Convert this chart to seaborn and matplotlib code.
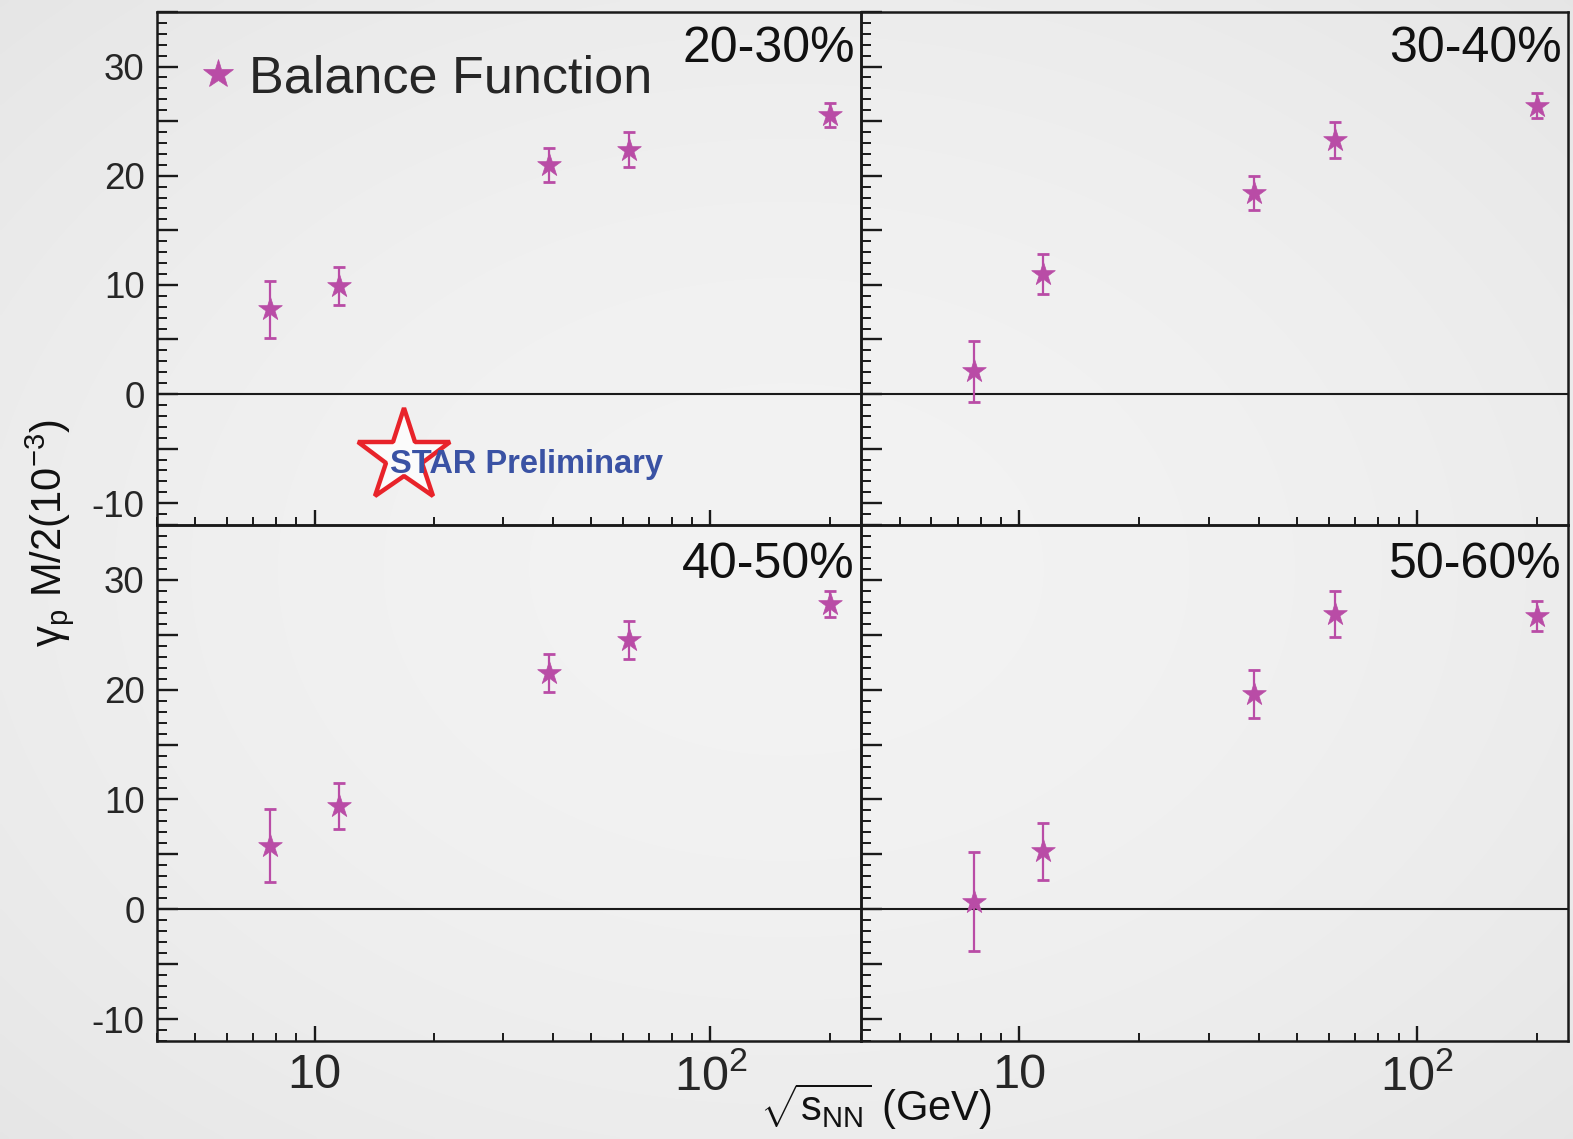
import numpy as np
import pandas as pd
import matplotlib
matplotlib.use("Agg")
import matplotlib.pyplot as plt
import seaborn as sns
from matplotlib.ticker import FixedLocator, FixedFormatter, MultipleLocator, NullFormatter, FuncFormatter
from matplotlib.lines import Line2D

# ---------------- data ----------------
energies = [7.7, 11.5, 39, 62.4, 200]
centralities = ["20-30%", "30-40%", "40-50%", "50-60%"]
gamma_20_30 = [7.75, 9.9, 21.0, 22.4, 25.6]
err_20_30 = [2.65, 1.7, 1.55, 1.6, 1.1]
gamma_30_40 = [2.1, 11.0, 18.4, 23.3, 26.4]
err_30_40 = [2.8, 1.8, 1.55, 1.65, 1.15]
gamma_40_50 = [5.8, 9.4, 21.5, 24.5, 27.8]
err_40_50 = [3.3, 2.1, 1.75, 1.75, 1.2]
gamma_50_60 = [0.7, 5.3, 19.6, 26.9, 26.7]
err_50_60 = [4.5, 2.6, 2.15, 2.1, 1.35]
xtick_values = [10, 100]
xtick_labels = ["10", r"$10^{2}$"]
ytick_values = [-10, 0, 10, 20, 30]
ytick_labels = ["-10", "0", "10", "20", "30"]
legend_label = "Balance Function"

values = [gamma_20_30, gamma_30_40, gamma_40_50, gamma_50_60]
errors = [err_20_30, err_30_40, err_40_50, err_50_60]
df = pd.concat([
    pd.DataFrame({"energy": energies, "gamma": v, "err": e, "cent": c})
    for v, e, c in zip(values, errors, centralities)
], ignore_index=True)

# ---------------- style ----------------
sns.set_theme(style="ticks")
plt.rcParams["font.family"] = ["Liberation Sans", "DejaVu Sans"]
plt.rcParams["mathtext.fontset"] = "custom"
plt.rcParams["mathtext.rm"] = "Liberation Sans"
plt.rcParams["mathtext.it"] = "Liberation Sans:italic"
plt.rcParams["mathtext.sf"] = "Liberation Sans"
plt.rcParams["axes.unicode_minus"] = False

W, H = 1573, 1139
fig = plt.figure(figsize=(W / 100, H / 100), dpi=100)

# soft vignette background
bg = fig.add_axes([0, 0, 1, 1], zorder=-10)
yy, xx = np.mgrid[-1:1:300j, -1:1:400j]
rr = (xx ** 2 + yy ** 2) / 2.0
bg.imshow(0.948 - 0.05 * rr, cmap="gray", vmin=0, vmax=1, aspect="auto",
          extent=[0, 1, 0, 1], interpolation="bilinear")
bg.set_axis_off()

mcolor = "#b94ca6"
px_boxes = {
    "20-30%": (157, 12, 861, 525),
    "30-40%": (861, 12, 1568, 525),
    "40-50%": (157, 525, 861, 1041),
    "50-60%": (861, 525, 1568, 1041),
}


def ylab(v, p):
    r = int(round(v))
    if abs(v - r) < 1e-6 and r in ytick_values:
        return ytick_labels[ytick_values.index(r)]
    return ""


axes = {}
for i, cent in enumerate(centralities):
    x0, y0, x1, y1 = px_boxes[cent]
    ax = fig.add_axes([x0 / W, 1 - y1 / H, (x1 - x0) / W, (y1 - y0) / H])
    ax.set_facecolor("none")
    axes[cent] = ax
    sub = df[df["cent"] == cent]
    ax.axhline(0, color="#1a1a1a", lw=1.5, zorder=1)
    ax.errorbar(sub["energy"], sub["gamma"], yerr=sub["err"], fmt="none",
                ecolor=mcolor, elinewidth=1.6, capsize=4.5, capthick=2.0, zorder=2)
    sns.scatterplot(data=sub, x="energy", y="gamma", marker="*", s=320,
                    color=mcolor, edgecolor=mcolor, linewidth=0.5, ax=ax,
                    zorder=3, legend=False)
    ax.set_xscale("log")
    ax.set_xlim(4.0, 240)
    ax.set_ylim(-12, 35)
    ax.set_xlabel("")
    ax.set_ylabel("")
    for sp in ax.spines.values():
        sp.set_color("#1a1a1a")
        sp.set_linewidth(1.8)
    ax.xaxis.set_major_locator(FixedLocator(xtick_values))
    ax.yaxis.set_major_locator(MultipleLocator(5))
    ax.yaxis.set_minor_locator(MultipleLocator(1))
    ax.tick_params(axis="y", which="major", direction="in", length=15, width=1.7,
                   color="#1a1a1a", pad=9, labelsize=26.5, left=True, right=False)
    ax.tick_params(axis="y", which="minor", direction="in", length=7, width=1.4,
                   color="#1a1a1a", left=True, right=False)
    ax.tick_params(axis="x", which="major", direction="in", length=11, width=1.7,
                   color="#1a1a1a", pad=9, labelsize=35, bottom=True, top=False)
    ax.tick_params(axis="x", which="minor", direction="in", length=6, width=1.4,
                   color="#1a1a1a", bottom=True, top=False)
    ax.xaxis.set_minor_formatter(NullFormatter())
    if i >= 2:
        ax.xaxis.set_major_formatter(FixedFormatter(xtick_labels))
    else:
        ax.set_xticklabels([])
    if i % 2 == 0:
        ax.yaxis.set_major_formatter(FuncFormatter(ylab))
    else:
        ax.set_yticklabels([])
    ybase = 0.9025 if i < 2 else 0.897
    ax.text(0.991, ybase, cent, transform=ax.transAxes, ha="right",
            va="baseline", fontsize=36, color="#111111")

# legend
ax0 = axes["20-30%"]
handle = Line2D([], [], marker="*", ls="none", color=mcolor, ms=22, mew=0.5)
ax0.legend([handle], [legend_label], loc="upper left", bbox_to_anchor=(0.057, 0.918),
           frameon=False, fontsize=37.5, handlelength=0.8, handletextpad=0.2,
           borderpad=0, borderaxespad=0)

# STAR Preliminary logo
ax0.plot([16.8], [-5.8], marker="*", ms=70, mfc="#fbfbfb", mec="#e8232a",
         mew=3.2, ls="none", zorder=4)
ax0.text(0.331, 0.101, "STAR Preliminary", transform=ax0.transAxes,
         fontsize=23.5, fontweight="bold", color="#3a52a4", ha="left",
         va="baseline", zorder=5)

# axis titles
fig.text(50 / W, 1 - 533 / H, r"$\mathrm{\gamma}_{\mathrm{p}}$ M/2(10$^{-3}$)",
         rotation=90, ha="center", va="center", fontsize=30, color="#111111")
fig.text(876 / W, 1 - 1107 / H, r"$\sqrt{\mathrm{s}_{\mathrm{NN}}}$ (GeV)",
         ha="center", va="center", fontsize=30, color="#111111")

fig.savefig("out.png", dpi=100, facecolor=fig.get_facecolor())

————

SHORT EXERCISE >>
Copy every line above word for word and exclude the pictures.

SOLUTION FOR THIS PROBLEM >>
Convert this chart to seaborn and matplotlib code.
import numpy as np
import pandas as pd
import matplotlib
matplotlib.use("Agg")
import matplotlib.pyplot as plt
import seaborn as sns
from matplotlib.ticker import FixedLocator, FixedFormatter, MultipleLocator, NullFormatter, FuncFormatter
from matplotlib.lines import Line2D

# ---------------- data ----------------
energies = [7.7, 11.5, 39, 62.4, 200]
centralities = ["20-30%", "30-40%", "40-50%", "50-60%"]
gamma_20_30 = [7.75, 9.9, 21.0, 22.4, 25.6]
err_20_30 = [2.65, 1.7, 1.55, 1.6, 1.1]
gamma_30_40 = [2.1, 11.0, 18.4, 23.3, 26.4]
err_30_40 = [2.8, 1.8, 1.55, 1.65, 1.15]
gamma_40_50 = [5.8, 9.4, 21.5, 24.5, 27.8]
err_40_50 = [3.3, 2.1, 1.75, 1.75, 1.2]
gamma_50_60 = [0.7, 5.3, 19.6, 26.9, 26.7]
err_50_60 = [4.5, 2.6, 2.15, 2.1, 1.35]
xtick_values = [10, 100]
xtick_labels = ["10", r"$10^{2}$"]
ytick_values = [-10, 0, 10, 20, 30]
ytick_labels = ["-10", "0", "10", "20", "30"]
legend_label = "Balance Function"

values = [gamma_20_30, gamma_30_40, gamma_40_50, gamma_50_60]
errors = [err_20_30, err_30_40, err_40_50, err_50_60]
df = pd.concat([
    pd.DataFrame({"energy": energies, "gamma": v, "err": e, "cent": c})
    for v, e, c in zip(values, errors, centralities)
], ignore_index=True)

# ---------------- style ----------------
sns.set_theme(style="ticks")
plt.rcParams["font.family"] = ["Liberation Sans", "DejaVu Sans"]
plt.rcParams["mathtext.fontset"] = "custom"
plt.rcParams["mathtext.rm"] = "Liberation Sans"
plt.rcParams["mathtext.it"] = "Liberation Sans:italic"
plt.rcParams["mathtext.sf"] = "Liberation Sans"
plt.rcParams["axes.unicode_minus"] = False

W, H = 1573, 1139
fig = plt.figure(figsize=(W / 100, H / 100), dpi=100)

# soft vignette background
bg = fig.add_axes([0, 0, 1, 1], zorder=-10)
yy, xx = np.mgrid[-1:1:300j, -1:1:400j]
rr = (xx ** 2 + yy ** 2) / 2.0
bg.imshow(0.948 - 0.05 * rr, cmap="gray", vmin=0, vmax=1, aspect="auto",
          extent=[0, 1, 0, 1], interpolation="bilinear")
bg.set_axis_off()

mcolor = "#b94ca6"
px_boxes = {
    "20-30%": (157, 12, 861, 525),
    "30-40%": (861, 12, 1568, 525),
    "40-50%": (157, 525, 861, 1041),
    "50-60%": (861, 525, 1568, 1041),
}


def ylab(v, p):
    r = int(round(v))
    if abs(v - r) < 1e-6 and r in ytick_values:
        return ytick_labels[ytick_values.index(r)]
    return ""


axes = {}
for i, cent in enumerate(centralities):
    x0, y0, x1, y1 = px_boxes[cent]
    ax = fig.add_axes([x0 / W, 1 - y1 / H, (x1 - x0) / W, (y1 - y0) / H])
    ax.set_facecolor("none")
    axes[cent] = ax
    sub = df[df["cent"] == cent]
    ax.axhline(0, color="#1a1a1a", lw=1.5, zorder=1)
    ax.errorbar(sub["energy"], sub["gamma"], yerr=sub["err"], fmt="none",
                ecolor=mcolor, elinewidth=1.6, capsize=4.5, capthick=2.0, zorder=2)
    sns.scatterplot(data=sub, x="energy", y="gamma", marker="*", s=320,
                    color=mcolor, edgecolor=mcolor, linewidth=0.5, ax=ax,
                    zorder=3, legend=False)
    ax.set_xscale("log")
    ax.set_xlim(4.0, 240)
    ax.set_ylim(-12, 35)
    ax.set_xlabel("")
    ax.set_ylabel("")
    for sp in ax.spines.values():
        sp.set_color("#1a1a1a")
        sp.set_linewidth(1.8)
    ax.xaxis.set_major_locator(FixedLocator(xtick_values))
    ax.yaxis.set_major_locator(MultipleLocator(5))
    ax.yaxis.set_minor_locator(MultipleLocator(1))
    ax.tick_params(axis="y", which="major", direction="in", length=15, width=1.7,
                   color="#1a1a1a", pad=9, labelsize=26.5, left=True, right=False)
    ax.tick_params(axis="y", which="minor", direction="in", length=7, width=1.4,
                   color="#1a1a1a", left=True, right=False)
    ax.tick_params(axis="x", which="major", direction="in", length=11, width=1.7,
                   color="#1a1a1a", pad=9, labelsize=35, bottom=True, top=False)
    ax.tick_params(axis="x", which="minor", direction="in", length=6, width=1.4,
                   color="#1a1a1a", bottom=True, top=False)
    ax.xaxis.set_minor_formatter(NullFormatter())
    if i >= 2:
        ax.xaxis.set_major_formatter(FixedFormatter(xtick_labels))
    else:
        ax.set_xticklabels([])
    if i % 2 == 0:
        ax.yaxis.set_major_formatter(FuncFormatter(ylab))
    else:
        ax.set_yticklabels([])
    ybase = 0.9025 if i < 2 else 0.897
    ax.text(0.991, ybase, cent, transform=ax.transAxes, ha="right",
            va="baseline", fontsize=36, color="#111111")

# legend
ax0 = axes["20-30%"]
handle = Line2D([], [], marker="*", ls="none", color=mcolor, ms=22, mew=0.5)
ax0.legend([handle], [legend_label], loc="upper left", bbox_to_anchor=(0.057, 0.918),
           frameon=False, fontsize=37.5, handlelength=0.8, handletextpad=0.2,
           borderpad=0, borderaxespad=0)

# STAR Preliminary logo
ax0.plot([16.8], [-5.8], marker="*", ms=70, mfc="#fbfbfb", mec="#e8232a",
         mew=3.2, ls="none", zorder=4)
ax0.text(0.331, 0.101, "STAR Preliminary", transform=ax0.transAxes,
         fontsize=23.5, fontweight="bold", color="#3a52a4", ha="left",
         va="baseline", zorder=5)

# axis titles
fig.text(50 / W, 1 - 533 / H, r"$\mathrm{\gamma}_{\mathrm{p}}$ M/2(10$^{-3}$)",
         rotation=90, ha="center", va="center", fontsize=30, color="#111111")
fig.text(876 / W, 1 - 1107 / H, r"$\sqrt{\mathrm{s}_{\mathrm{NN}}}$ (GeV)",
         ha="center", va="center", fontsize=30, color="#111111")

fig.savefig("out.png", dpi=100, facecolor=fig.get_facecolor())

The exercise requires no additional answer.